200 Fish Farmers To Receive Integrated Aquaculture Training
Some 200 fish farmers in four villages of the South West Region including Yoke, Malende, Teke-Kumba will receive training in integrated aquaculture.
Integrated aquaculture is a system whereby fish is cultivated and integrated with some agricultural products such as rice, pigs and poultry to optimize yields.
The Coordinator of the West and Central African Council for Agriculture Research and Development (CORAF/WECARD) project, in Cameroon, Dr. Oben, told The Green Vision in an interview that the farmers will be trained under two separate projects.
The first project will cover sustainable integrated pond-based aquaculture with rice and poultry production and economic, social and environmental assessment.
The second project will deal with poverty eradication and grassroots empowerment through sustainable integrated aquaculture development: fish and rice cum piggery production.
This project is for three countries that have won two projects together Nigeria, Cameroon and Sierra Leone and the projects are based in the University of Ibadan, Buea and Njalla University, Sierra Leone.

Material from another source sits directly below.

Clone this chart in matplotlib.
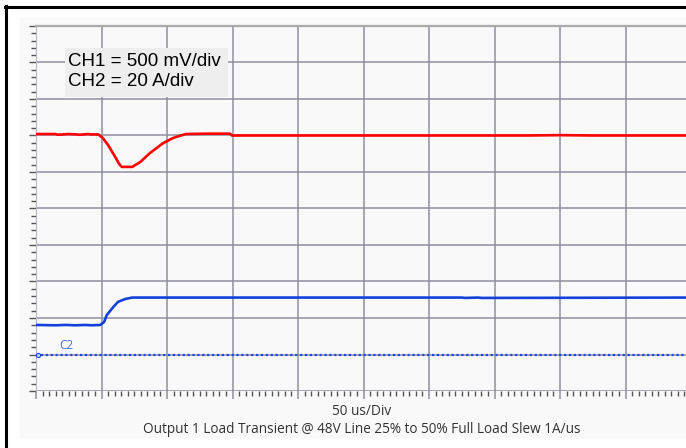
import numpy as np
import matplotlib.pyplot as plt
from matplotlib.patches import Rectangle
from matplotlib.ticker import MultipleLocator

# scope traces, in screen divisions (x: 50 us/div, y: 10 div)
ch1_t = [0.00, 0.15, 0.30, 0.33, 0.50, 0.62, 0.66, 0.80, 0.84, 0.95, 1.02, 1.10,
         1.21, 1.27, 1.31, 1.47, 1.59, 1.74, 1.94, 2.09, 2.23, 2.29, 2.60, 2.96,
         2.99, 3.50, 4.00, 4.50, 5.00, 5.50, 6.00, 6.50, 7.00, 7.50, 8.00, 8.50,
         9.00, 9.50, 10.00]
ch1_v = [7.04, 7.04, 7.04, 7.02, 7.04, 7.03, 7.02, 7.04, 7.03, 7.03, 6.93, 6.74,
         6.41, 6.22, 6.14, 6.14, 6.27, 6.52, 6.79, 6.93, 7.01, 7.04, 7.05, 7.05,
         7.00, 7.00, 7.00, 7.00, 7.00, 7.00, 7.00, 7.00, 7.00, 7.00, 7.01, 7.00,
         7.00, 7.00, 7.00]

ch2_t = [0.00, 0.30, 0.45, 0.60, 0.75, 0.85, 0.98, 1.04, 1.08, 1.18, 1.25, 1.36,
         1.47, 3.00, 6.50, 6.55, 6.75, 6.80, 10.00]
ch2_v = [1.81, 1.80, 1.81, 1.80, 1.81, 1.80, 1.81, 1.89, 2.08, 2.30, 2.44, 2.52,
         2.56, 2.56, 2.56, 2.55, 2.56, 2.55, 2.56]

ch2_ground = 1.0
scale_lines = ['CH1 = 500 mV/div', 'CH2 = 20 A/div']
time_label = '50 us/Div'
caption = 'Output 1 Load Transient @ 48V Line 25% to 50% Full Load Slew 1A/us'

W, H = 686, 448
fig = plt.figure(figsize=(W / 100, H / 100), dpi=100)
fig.patch.set_facecolor('white')

# panel background and black frame
fig.patches.append(Rectangle((20 / W, 1 - 437 / H), 666 / W, 419 / H,
                             transform=fig.transFigure, color='#f9f9f9', zorder=-5))
fig.add_artist(plt.Line2D([5 / W, 1], [1 - 7 / H] * 2, color='black', lw=2.2))
fig.add_artist(plt.Line2D([6 / W] * 2, [0, 1 - 6 / H], color='black', lw=2.2))

ax = fig.add_axes([36 / W, 57 / H, 655 / W, 365 / H])
ax.set_zorder(2)
ax.set_facecolor('#f9f9f9')
ax.set_xlim(0, 10)
ax.set_ylim(0, 10)

grid_c = '#8e8ea2'
ax.xaxis.set_major_locator(MultipleLocator(1))
ax.xaxis.set_minor_locator(MultipleLocator(0.1))
ax.yaxis.set_major_locator(MultipleLocator(1))
ax.yaxis.set_minor_locator(MultipleLocator(0.2))
ax.grid(True, which='major', color=grid_c, lw=1.1)
ax.set_xticklabels([])
ax.set_yticklabels([])
ax.tick_params(axis='x', which='major', length=6, width=1.1, color=grid_c)
ax.tick_params(axis='x', which='minor', length=3.5, width=1.0, color='#555555')
ax.tick_params(axis='y', which='major', length=5, width=1.0, color='#555555')
ax.tick_params(axis='y', which='minor', length=3.5, width=1.0, color='#555555')

for s in ['right', 'bottom']:
    ax.spines[s].set_visible(False)
ax.spines['top'].set_color('#ababab')
ax.spines['top'].set_linewidth(1.6)
ax.spines['left'].set_color('#b8b8c4')
ax.spines['left'].set_linewidth(0.8)

ax.plot(ch1_t, ch1_v, color='#ff0000', lw=1.9, zorder=5)
ax.plot(ch2_t, ch2_v, color='#1440dc', lw=1.9, zorder=5)
ax.plot([0, 10], [ch2_ground, ch2_ground], color='#1a48e0', lw=1.6,
        linestyle=(0, (1, 1.2)), zorder=4)
ax.plot([0.03], [ch2_ground], marker='o', ms=3, mfc='#c8d4ff', mec='#1a48e0',
        mew=0.8, zorder=6, clip_on=False)
ax.text(0.36, 1.26, 'C2', color='#4a6ee0', fontsize=8.5, family='Open Sans',
        va='center', ha='left')

# scale box
ax.add_patch(Rectangle((0.44, 8.05), 2.49, 1.35, fc='#eeeeee', ec='none', zorder=6))
ax.text(0.49, 8.75, scale_lines[0] + '\n' + scale_lines[1], fontsize=13.5,
        family='Liberation Sans', color='black', va='center', ha='left',
        linespacing=1.25, zorder=7)

fig.text(362 / W, 1 - 411 / H, time_label, ha='center', va='center',
         fontsize=9.8, family='Open Sans', color='#333333')
fig.text(362 / W, 1 - 429 / H, caption, ha='center', va='center',
         fontsize=9.8, family='Open Sans', color='#333333')

fig.savefig('out.png', dpi=100)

There is a demonstration farm in Yoke village which will be in charge of the production of rice, fish and piggery integrated. The essence is to increase the production of all these crops and animal given that they all depend on each other. This station will be used to train over 100 fish farmers. The other demonstration farm in Teke-Kumba has fish rice and poultry. A hundred farmers will also be trained on how to produce fish, poultry and rice integrated.
In Teke-Kumba there is one demonstration farm with fish, rice and poultry. The rice is already growing for the two projects.
The essence of integrating these products is to permit the circulation of nutrients. Waste from chicken, for example, would be used as organic fertilizer for the growing of rice. This will help farmers to avoid spending money in buying chemical fertilizer.
The project will greatly help in the fight against food insecurity given that they are connected with the local community.
Dr. Oben equally explained that the research team is carrying out applied research from the laboratory to the field with the University of Buea as a platform where there is an on-station research.
“The research is on-going in the University of Buea and we are going to call farmers at one point to give their own inputs. We have started the development of a demonstration farm for rice, piggery and poultry integrated,” Dr. Oben told said.
He said one of the main factors that led to the birth of the project is the fact that fish farming had started in Cameroon a long time ago, but Cameroonians were spending a lot of money on aquaculture yet they were not able to make profits because they lacked technical knowhow.
“We are teaching farmers how they can integrate their different crops with fish, poultry or piggery to increase production of yields. This new model will help farmers realize a profit of up to 60-90% of their investment. We have planted rice and stocked 2.000 fish in the two projects. We will invite stakeholders and farmers to come and see the demonstration farm,” said Oben.
The Coordinator said they have already started selling the birds.
“We raised a total of 150 birds in two months which were sold and we ploughed back the same number. Very soon we will harvest 1.000 fish and we are going to carry the successes of the demonstration farm in the University to the communities,” he said.
He equally told The Green Vision that they are preparing the training manual that will help the research team to train the 200 farmers.
The selection of the demonstration farm is based on groups or individuals already involved in fish farming in one way or the other.
The Coordinator also said they wish to replicate benefits and as such, the products from the demonstration farm at the University of Buea will be used to support farmers especially after two years when the project will come to an end.
Oben said aquaculture intends to provide communities with alternative income generating activities which will prevent them from going into the wild to hunt endangered species.